**Data to use**
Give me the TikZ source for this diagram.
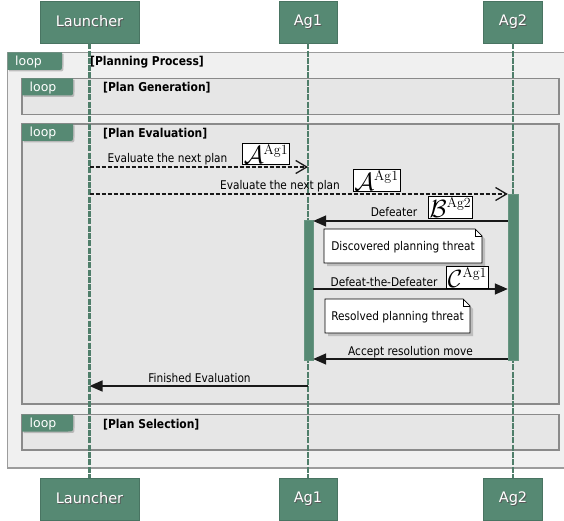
\documentclass[tikz,border=0pt]{standalone}
\usepackage{fontspec}
\usetikzlibrary{arrows.meta,shadows,calc}
\newfontfamily\lblfont[FakeStretch=0.88]{DejaVu Sans}
\newfontfamily\headfont{DejaVu Sans}
\definecolor{actor}{RGB}{86,137,115}
\definecolor{outerfill}{RGB}{240,240,240}
\definecolor{innerfill}{RGB}{230,230,230}
\definecolor{framegray}{RGB}{138,138,138}
\definecolor{msgink}{RGB}{25,25,25}

% white lettering with a soft dark shadow
\newcommand\shadowtext[1]{\makebox[0pt][l]{\hspace{1pt}\raisebox{-1pt}{\textcolor{black!65}{#1}}}#1}
% superscript owner tag of a move
\newcommand\owner[1]{\hbox{\fontsize{14}{14}\selectfont #1}}
% tab in the upper left corner of a combined fragment
\newcommand\looptab[5]{%
  \path[tabshape] (#1,#2) -- (#3,#2) -- ($(#3,#4)+(0,-5)$) .. controls (#3,#4) .. ($(#3,#4)+(-5,0)$) -- (#1,#4) -- cycle;
  \node[tablabel, anchor=base west] (#5) at ($(#1,#4)+(7.5,-4)$) {loop};}
% note sheet with a folded corner
\newcommand\notesheet[4]{%
  \path[notepaper] (#1,#2) -- ($(#3,#2)+(-7,0)$) -- ($(#3,#2)+(0,7)$) -- (#3,#4) -- (#1,#4) -- cycle;
  \draw[line width=0.7pt] ($(#3,#2)+(-7,0)$) -- ($(#3,#2)+(-7,7)$) -- ($(#3,#2)+(0,7)$);}

\begin{document}
\begin{tikzpicture}[x=1pt,y=-1pt,
  actorbox/.style={fill=actor, draw=actor!85!black, line width=0.5pt, text=white,
    font=\headfont\fontsize{14.5}{14.5}\selectfont, minimum height=42pt, inner sep=0pt},
  lifeline/.style={draw=actor!92!black, line width=2.2pt, dash pattern=on 6pt off 1.3pt},
  outerframe/.style={fill=outerfill, draw=framegray!85, line width=1.4pt},
  innerframe/.style={fill=innerfill, draw=framegray, line width=1.8pt},
  tabshape/.style={fill=actor, drop shadow={shadow xshift=1.5pt, shadow yshift=-1.5pt, opacity=0.45}},
  tablabel/.style={text=white, font=\headfont\fontsize{12.5}{12.5}\selectfont, inner sep=0pt},
  framelabel/.style={font=\lblfont\bfseries\fontsize{12.2}{12.2}\selectfont, inner sep=0pt, anchor=base west},
  bar/.style={fill=actor, draw=actor!90!white, line width=0.4pt, inner sep=0pt},
  dashmsg/.style={draw=msgink, line width=1.3pt, dash pattern=on 4pt off 2pt,
    -{Straight Barb[length=11pt,width=13pt,line width=1.3pt]}},
  solidmsg/.style={draw=msgink, line width=1.5pt, -{Triangle[length=13pt,width=11pt]}},
  msglabel/.style={font=\lblfont\fontsize{12}{12}\selectfont, inner sep=0pt, anchor=base},
  mathbox/.style={draw=black, line width=0.7pt, fill=white, inner sep=1.2pt,
    font=\fontsize{23}{23}\selectfont},
  notepaper/.style={fill=white, draw=black, line width=0.7pt,
    drop shadow={shadow xshift=3pt, shadow yshift=-3pt, opacity=0.4}},
  notetext/.style={font=\lblfont\fontsize{12}{12}\selectfont, inner sep=0pt}
]
\useasboundingbox (0,0) rectangle (564,521);

% combined fragments
\path[outerframe] (7.5,52.5) rectangle (568,468);
\looptab{7.5}{52.5}{62}{70}{tab0}
\node[framelabel] (fr0) at (90,66) {[Planning Process]};

\path[innerframe] (22,78.5) rectangle (559,114.5);
\looptab{22}{78.5}{73}{95.5}{tab1}
\node[framelabel] (fr1) at (103,92) {[Plan Generation]};

\path[innerframe] (22,124) rectangle (559,404);
\looptab{22}{124}{73}{141}{tab2}
\node[framelabel] (fr2) at (103,137.5) {[Plan Evaluation]};

\path[innerframe] (22,414.5) rectangle (559,450);
\looptab{22}{414.5}{73}{431.5}{tab3}
\node[framelabel] (fr3) at (103,428) {[Plan Selection]};

% participants
\node[actorbox, minimum width=99pt] (lh) at (89.5,22) {\shadowtext{Launcher}};
\node[actorbox, minimum width=58pt] (ah) at (308,22) {\shadowtext{Ag1}};
\node[actorbox, minimum width=59pt] (bh) at (513,22) {\shadowtext{Ag2}};
\node[actorbox, minimum width=99pt] (lf) at (89.5,499) {\shadowtext{Launcher}};
\node[actorbox, minimum width=58pt] (af) at (308,499) {\shadowtext{Ag1}};
\node[actorbox, minimum width=59pt] (bf) at (513,499) {\shadowtext{Ag2}};

\draw[lifeline] (lh.south) -- (lf.north);
\draw[lifeline] (ah.south) -- (af.north);
\draw[lifeline] (bh.south) -- (bf.north);

% activations
\node[bar, minimum width=9pt, minimum height=140pt] (act1) at (308.5,290) {};
\node[bar, minimum width=10pt, minimum height=166pt] (act2) at (513,277) {};

% messages
\coordinate (m1s) at (lh.center |- 0,167);
\coordinate (m1e) at (ah.center |- 0,167);
\draw[dashmsg] (m1s) -- (m1e);
\node[msglabel] (t1) at (167.5,163) {Evaluate the next plan};
\node[mathbox] (f1) at (266,154) {$\mathcal{A}^{\owner{Ag1}}$};

\coordinate (m2s) at (lh.center |- 0,194);
\coordinate (m2e) at (act2.west |- 0,194);
\draw[dashmsg] (m2s) -- (m2e);
\node[msglabel] (t2) at (280,190) {Evaluate the next plan};
\node[mathbox] (f2) at (376.5,180.5) {$\mathcal{A}^{\owner{Ag1}}$};

\coordinate (m3s) at (act2.west |- 0,221);
\coordinate (m3e) at (act1.east |- 0,221);
\draw[solidmsg] (m3s) -- (m3e);
\node[msglabel] (t3) at (394,217) {Defeater};
\node[mathbox] (f3) at (450.5,207.5) {$\mathcal{B}^{\owner{Ag2}}$};

\notesheet{324}{229}{482}{263}
\node[notetext] (n1) at (403,247) {Discovered planning threat};

\coordinate (m4s) at (act1.east |- 0,289);
\coordinate (m4e) at (act2.west |- 0,289);
\draw[solidmsg] (m4s) -- (m4e);
\node[msglabel] (t4) at (384,286) {Defeat-the-Defeater};
\node[mathbox] (f4) at (467.5,277.5) {$\mathcal{C}^{\owner{Ag1}}$};

\notesheet{325}{299}{470}{333}
\node[notetext] (n2) at (397.5,317) {Resolved planning threat};

\coordinate (m5s) at (act2.west |- 0,359);
\coordinate (m5e) at (act1.east |- 0,359);
\draw[solidmsg] (m5s) -- (m5e);
\node[msglabel] (t5) at (410.5,355.5) {Accept resolution move};

\coordinate (m6s) at (ah.center |- 0,386);
\coordinate (m6e) at (lh.center |- 0,386);
\draw[solidmsg] (m6s) -- (m6e);
\node[msglabel] (t6) at (199.5,382) {Finished Evaluation};
\end{tikzpicture}
\end{document}
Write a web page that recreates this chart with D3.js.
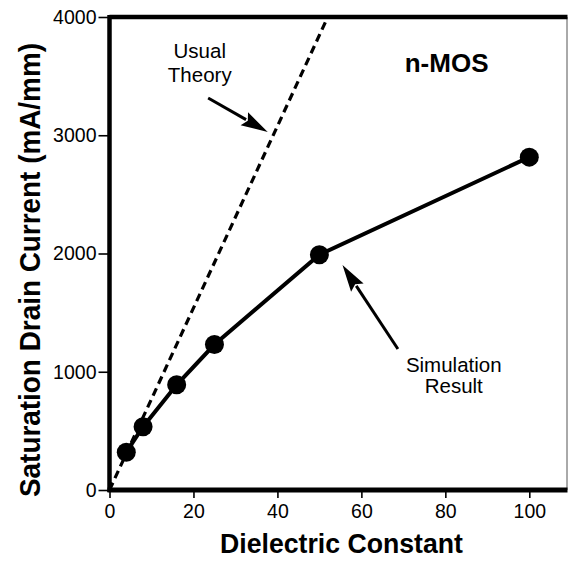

**Short exercise**
Gather up the lines containing the word "with" from these records and copy them.

**Task response**
% white lettering with a soft dark shadow
% note sheet with a folded corner
Write a web page that recreates this chart with D3.js.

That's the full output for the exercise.